++++ SOURCE MATERIAL ++++

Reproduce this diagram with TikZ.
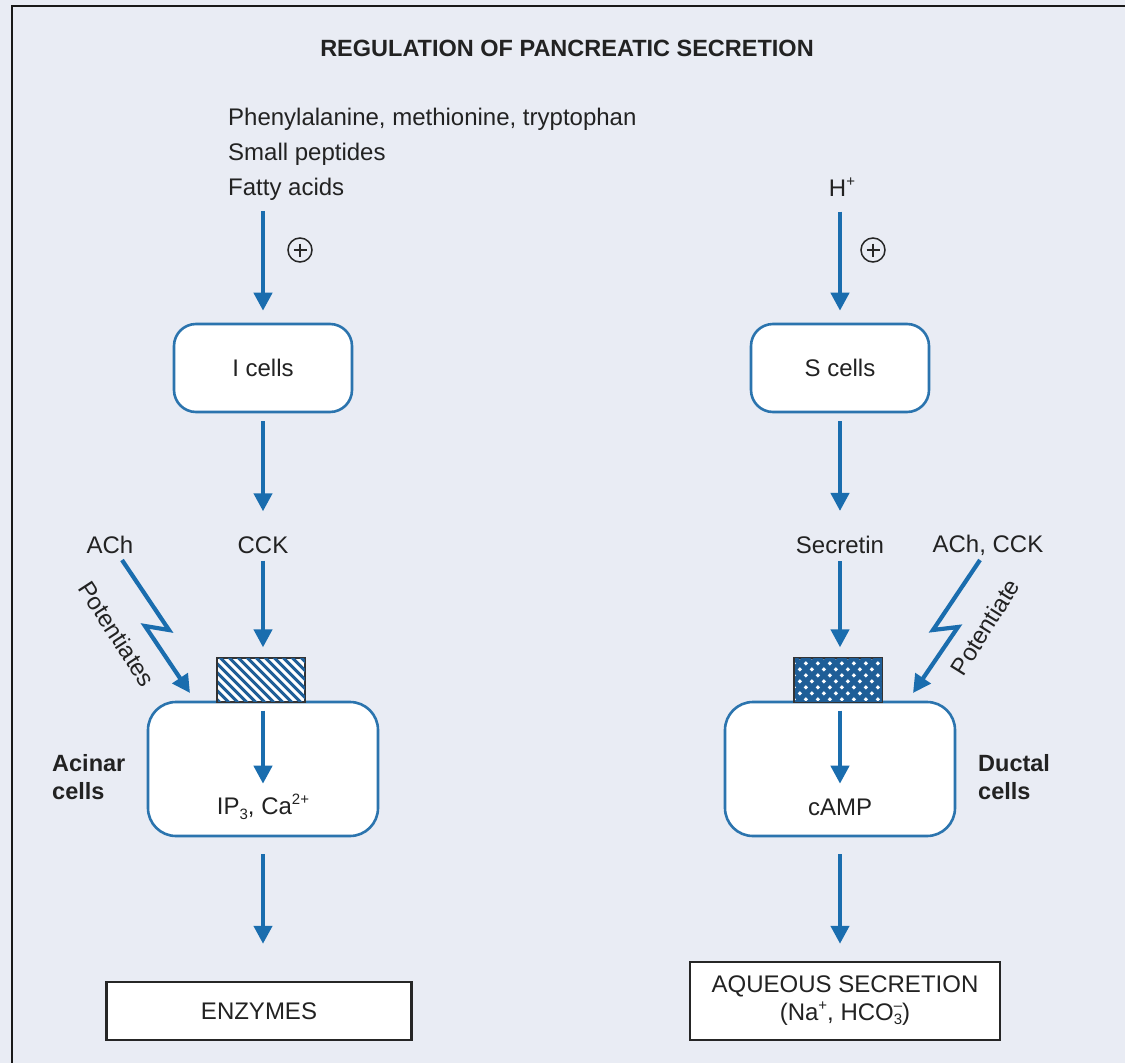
\documentclass[tikz,border=0pt]{standalone}
\usepackage{fontspec}
\setmainfont{Liberation Sans}
\usetikzlibrary{arrows.meta}
\definecolor{bgc}{HTML}{E9ECF4}
\definecolor{arrblue}{HTML}{1A6DAE}
\definecolor{boxblue}{HTML}{2B74AE}
\definecolor{hatchblue}{HTML}{1F5E97}
\definecolor{txt}{HTML}{222222}
\newcommand\upsc[1]{\raisebox{0.42em}{\fontsize{15}{15}\selectfont #1}}
\newcommand\dnsc[1]{\raisebox{-0.22em}{\fontsize{15}{15}\selectfont #1}}
\begin{document}
\begin{tikzpicture}[x=1pt,y=-1pt,
  font=\fontsize{24}{28}\selectfont, text=txt,
  arr/.style={draw=arrblue, line width=4.2pt, -{Triangle[width=18pt,length=18pt]}},
  cellbox/.style={draw=boxblue, line width=2.6pt, fill=white, rounded corners=22pt,
     minimum width=178pt, minimum height=88pt, inner sep=0pt},
  bigbox/.style={draw=boxblue, line width=2.6pt, fill=white, rounded corners=28pt,
     minimum width=230pt, minimum height=134pt, inner sep=0pt},
  recbox/.style={draw=black!80, line width=1.3pt, fill=white,
     minimum width=87pt, minimum height=44pt, inner sep=0pt},
  outbox/.style={draw=black!85, line width=2.4pt, fill=white, inner sep=0pt, align=center},
  lbl/.style={inner sep=0pt},
  plusc/.style={circle, draw=black!85, line width=1.5pt, minimum size=24pt, inner sep=0pt},
  hatchline/.style={draw=hatchblue, line width=3pt},
  crossline/.style={draw=hatchblue, line width=5pt}]
\fill[bgc] (0,0) rectangle (1125,1063);
\useasboundingbox (0,0) rectangle (1125,1063);
\draw[black!90, line width=2.6pt] (12,1063) -- (12,6) -- (1125,6);

% title
\node[lbl, font=\fontsize{23.5}{27}\selectfont\bfseries] (title) at (567,48) {REGULATION OF PANCREATIC SECRETION};

% stimuli
\node[lbl, anchor=north west, align=left, font=\fontsize{24}{35}\selectfont] (stim) at (228,108)
  {Phenylalanine, methionine, tryptophan\\Small peptides\\Fatty acids};
\node[lbl] (hplus) at (842,187) {H\upsc{+}};

% cells
\node[cellbox] (icells) at (263,368) {I cells};
\node[cellbox] (scells) at (840,368) {S cells};

% plus signs
\node[plusc] (p1) at (300,250) {};
\draw[black!85, line width=1.7pt] (p1.center) +(-6.5,0) -- +(6.5,0) (p1.center) +(0,-6.5) -- +(0,6.5);
\node[plusc] (p2) at (873,250) {};
\draw[black!85, line width=1.7pt] (p2.center) +(-6.5,0) -- +(6.5,0) (p2.center) +(0,-6.5) -- +(0,6.5);

% hormones
\node[lbl] (cck) at (263,545) {CCK};
\node[lbl] (secretin) at (840,545) {Secretin};
\node[lbl] (ach) at (110,545) {ACh};
\node[lbl] (achcck) at (988,545) {ACh, CCK};

% acinar / ductal cells
\node[bigbox] (acinar) at (263,769) {};
\node[bigbox] (ductal) at (840,769) {};
\node[lbl] (ip3) at (263,807) {IP\dnsc{3}, Ca\upsc{2+}};
\node[lbl] (camp) at (840,807) {cAMP};
\node[lbl, anchor=west, align=left, font=\fontsize{23.5}{28}\selectfont\bfseries] (acl) at (52,777) {Acinar\\cells};
\node[lbl, anchor=west, align=left, font=\fontsize{23.5}{28}\selectfont\bfseries] (dcl) at (978,777) {Ductal\\cells};

% receptors
\node[recbox] (rec1) at (261,680) {};
\begin{scope}
  \clip (rec1.south west) rectangle (rec1.north east);
  \foreach \i in {-60,-51,...,110} \draw[hatchline] ([xshift=\i pt]rec1.north west) -- ++(60,60);
\end{scope}
\draw[black!80, line width=1.3pt] (rec1.south west) rectangle (rec1.north east);

\node[recbox] (rec2) at (838,680) {};
\begin{scope}
  \clip (rec2.south west) rectangle (rec2.north east);
  \foreach \i in {-60,-48,...,170} {
    \draw[crossline] ([xshift=\i pt]rec2.north west) -- ++(60,60);
    \draw[crossline] ([xshift=\i pt]rec2.north west) -- ++(-60,60);
  }
\end{scope}
\draw[black!80, line width=1.3pt] (rec2.south west) rectangle (rec2.north east);

% outputs
\node[outbox, minimum width=305pt, minimum height=58pt] (enz) at (259,1011) {ENZYMES};
\node[outbox, minimum width=310pt, minimum height=78pt, font=\fontsize{24}{28}\selectfont] (aq) at (845,1001)
  {AQUEOUS SECRETION\\(Na\upsc{+}, HCO{\fontsize{15}{15}\selectfont\raisebox{-4pt}{3}\llap{\raisebox{10pt}{\textendash}}})};

% arrows left column
\draw[arr, shorten <=10pt, shorten >=12pt] (stim.south -| icells.north) -- (icells.north);
\draw[arr, shorten <=8pt, shorten >=25pt] (icells.south) -- (cck.north -| icells.south);
\draw[arr, shorten <=7pt, shorten >=10pt] (cck.south) -- (rec1.north -| cck.south);
\draw[arr] ([yshift=-10pt]acinar.north) -- ([yshift=-83pt]acinar.north);
\draw[arr, shorten <=17pt, shorten >=37pt] (acinar.south) -- (enz.north -| acinar.south);

% arrows right column
\draw[arr, shorten <=15pt, shorten >=12pt] (hplus.south -| scells.north) -- (scells.north);
\draw[arr, shorten <=8pt, shorten >=25pt] (scells.south) -- (secretin.north);
\draw[arr, shorten <=7pt, shorten >=10pt] (secretin.south) -- (rec2.north -| secretin.south);
\draw[arr] ([yshift=-10pt]ductal.north) -- ([yshift=-83pt]ductal.north);
\draw[arr, shorten <=17pt, shorten >=17pt] (ductal.south) -- (aq.north -| ductal.south);

% lightning arrows
\coordinate (la) at (122,560);
\coordinate (lb) at (169,630);
\coordinate (lc) at (145,626);
\coordinate (ld) at (190,693);
\draw[arr, line join=miter] (la) -- (lb) -- (lc) -- (ld);
\node[lbl, rotate=-57] (pot1) at (117,634) {Potentiates};

\coordinate (ra) at (980,560);
\coordinate (rb) at (933,630);
\coordinate (rc) at (958,627);
\coordinate (rd) at (913,693);
\draw[arr, line join=miter] (ra) -- (rb) -- (rc) -- (rd);
\node[lbl, rotate=58] (pot2) at (985,627) {Potentiate};
\end{tikzpicture}
\end{document}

++++

=== AIM ===
Copy nothing but the lines from the top of the material through the line holding "(p2.center) +(0,-6.5) -- +(0,6.5);", exactly as written; omit pictures.

=== THE SOLUTION ===
Reproduce this diagram with TikZ.
\documentclass[tikz,border=0pt]{standalone}
\usepackage{fontspec}
\setmainfont{Liberation Sans}
\usetikzlibrary{arrows.meta}
\definecolor{bgc}{HTML}{E9ECF4}
\definecolor{arrblue}{HTML}{1A6DAE}
\definecolor{boxblue}{HTML}{2B74AE}
\definecolor{hatchblue}{HTML}{1F5E97}
\definecolor{txt}{HTML}{222222}
\newcommand\upsc[1]{\raisebox{0.42em}{\fontsize{15}{15}\selectfont #1}}
\newcommand\dnsc[1]{\raisebox{-0.22em}{\fontsize{15}{15}\selectfont #1}}
\begin{document}
\begin{tikzpicture}[x=1pt,y=-1pt,
  font=\fontsize{24}{28}\selectfont, text=txt,
  arr/.style={draw=arrblue, line width=4.2pt, -{Triangle[width=18pt,length=18pt]}},
  cellbox/.style={draw=boxblue, line width=2.6pt, fill=white, rounded corners=22pt,
     minimum width=178pt, minimum height=88pt, inner sep=0pt},
  bigbox/.style={draw=boxblue, line width=2.6pt, fill=white, rounded corners=28pt,
     minimum width=230pt, minimum height=134pt, inner sep=0pt},
  recbox/.style={draw=black!80, line width=1.3pt, fill=white,
     minimum width=87pt, minimum height=44pt, inner sep=0pt},
  outbox/.style={draw=black!85, line width=2.4pt, fill=white, inner sep=0pt, align=center},
  lbl/.style={inner sep=0pt},
  plusc/.style={circle, draw=black!85, line width=1.5pt, minimum size=24pt, inner sep=0pt},
  hatchline/.style={draw=hatchblue, line width=3pt},
  crossline/.style={draw=hatchblue, line width=5pt}]
\fill[bgc] (0,0) rectangle (1125,1063);
\useasboundingbox (0,0) rectangle (1125,1063);
\draw[black!90, line width=2.6pt] (12,1063) -- (12,6) -- (1125,6);

% title
\node[lbl, font=\fontsize{23.5}{27}\selectfont\bfseries] (title) at (567,48) {REGULATION OF PANCREATIC SECRETION};

% stimuli
\node[lbl, anchor=north west, align=left, font=\fontsize{24}{35}\selectfont] (stim) at (228,108)
  {Phenylalanine, methionine, tryptophan\\Small peptides\\Fatty acids};
\node[lbl] (hplus) at (842,187) {H\upsc{+}};

% cells
\node[cellbox] (icells) at (263,368) {I cells};
\node[cellbox] (scells) at (840,368) {S cells};

% plus signs
\node[plusc] (p1) at (300,250) {};
\draw[black!85, line width=1.7pt] (p1.center) +(-6.5,0) -- +(6.5,0) (p1.center) +(0,-6.5) -- +(0,6.5);
\node[plusc] (p2) at (873,250) {};
\draw[black!85, line width=1.7pt] (p2.center) +(-6.5,0) -- +(6.5,0) (p2.center) +(0,-6.5) -- +(0,6.5);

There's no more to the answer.